A lot of invoice issues happen because sellers rely on retail arbitrage.

Buying products from retail stores, discount chains, liquidation sales, or clearance stock may work for inventory sourcing, but those receipts often do not meet Amazon’s verification standards.

Amazon usually prefers invoices from wholesalers, distributors, manufacturers, or official suppliers.

That does not mean retail arbitrage is impossible.

It means the documentation is usually weaker, which increases the risk of future invoice requests.

Why Better Systems Reduce Verification Risk

Invoice verification problems become much harder to manage when supplier records, invoices, receipts, order histories, and account notes are spread across different systems. You may have one place for inventory purchases, another for supplier emails, another for bank payments, and another for Amazon account notes. That makes it difficult to find the exact documents Amazon wants when problems happen.

This is one of the reasons Appilot becomes useful when e-commerce operations start scaling. Instead of keeping browser workflows, Android automations, supplier records, invoice histories, inventory notes, account reviews, and task logs spread across different systems, everything can stay visible from one dashboard.
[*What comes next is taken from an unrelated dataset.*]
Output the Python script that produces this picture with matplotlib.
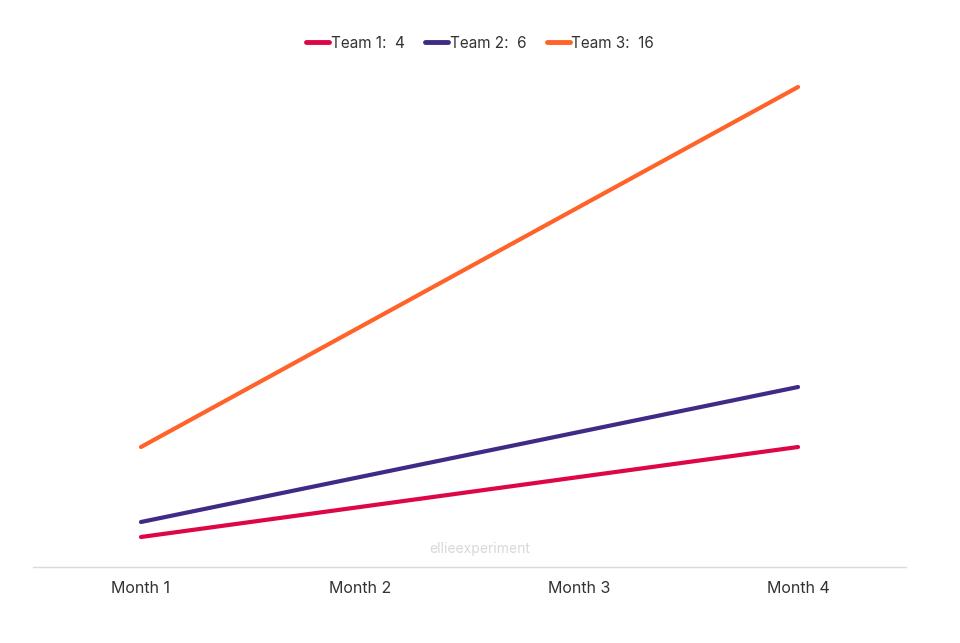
import matplotlib.pyplot as plt
from matplotlib.lines import Line2D

plt.rcParams['font.family'] = ['Inter', 'DejaVu Sans']

months = ['Month 1', 'Month 2', 'Month 3', 'Month 4']
team1 = [1, 2, 3, 4]
team2 = [1.5, 3, 4.5, 6]
team3 = [4, 8, 12, 16]
teams = ['Team 1', 'Team 2', 'Team 3']
colors = ['#DD0747', '#3F2A86', '#FF6329']

fig = plt.figure(figsize=(9.6, 6.43), dpi=100)
ax = fig.add_axes([33 / 960, 1 - 567 / 643, 873 / 960, 500 / 643])

x = range(len(months))
for vals, c in zip([team1, team2, team3], colors):
    ax.plot(x, vals, color=c, lw=3, solid_capstyle='round')

ax.set_xlim(-0.493, len(months) - 0.507)
ax.set_ylim(0, 16 * 500 / 480)
ax.set_xticks(list(x))
ax.set_xticklabels(months, fontsize=11.5, color='#333333')
ax.tick_params(axis='x', length=0, pad=10)
ax.set_yticks([])
for s in ['top', 'right', 'left']:
    ax.spines[s].set_visible(False)
ax.spines['bottom'].set_color('#d9d9d9')
ax.spines['bottom'].set_linewidth(1)

handles = [Line2D([], [], color=c, lw=3.5, solid_capstyle='round') for c in colors]
labels = [f'{t}:  {v[-1]}' for t, v in zip(teams, [team1, team2, team3])]
fig.legend(handles, labels, loc='center', bbox_to_anchor=(0.5, 1 - 43 / 643),
           ncol=3, frameon=False, fontsize=11, handlelength=1.5, handletextpad=0.1,
           columnspacing=1.35, labelcolor='#333333')

fig.text(0.5, 1 - 549 / 643, 'ellieexperiment', ha='center', va='center',
         fontsize=10, color='#d8d8d8')

fig.savefig('out.png', dpi=100)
That makes it easier to organize supplier paperwork, track invoice history, review risky products, and reduce the chance of future verification problems across multiple Amazon accounts.

Conclusion: Amazon Usually Requests Invoices When Product Sourcing Looks Unclear

If Amazon is asking for invoice verification you do not have, the issue is usually not that the platform randomly decided to restrict the account. The problem is often that the sourcing looks unclear, the supplier records are weak, or the products do not have enough proof of authenticity.

Once you gather stronger documentation, organize supplier records, request better invoices, and avoid weak sourcing methods, it becomes much easier to recover the account and reduce the risk of future verification requests.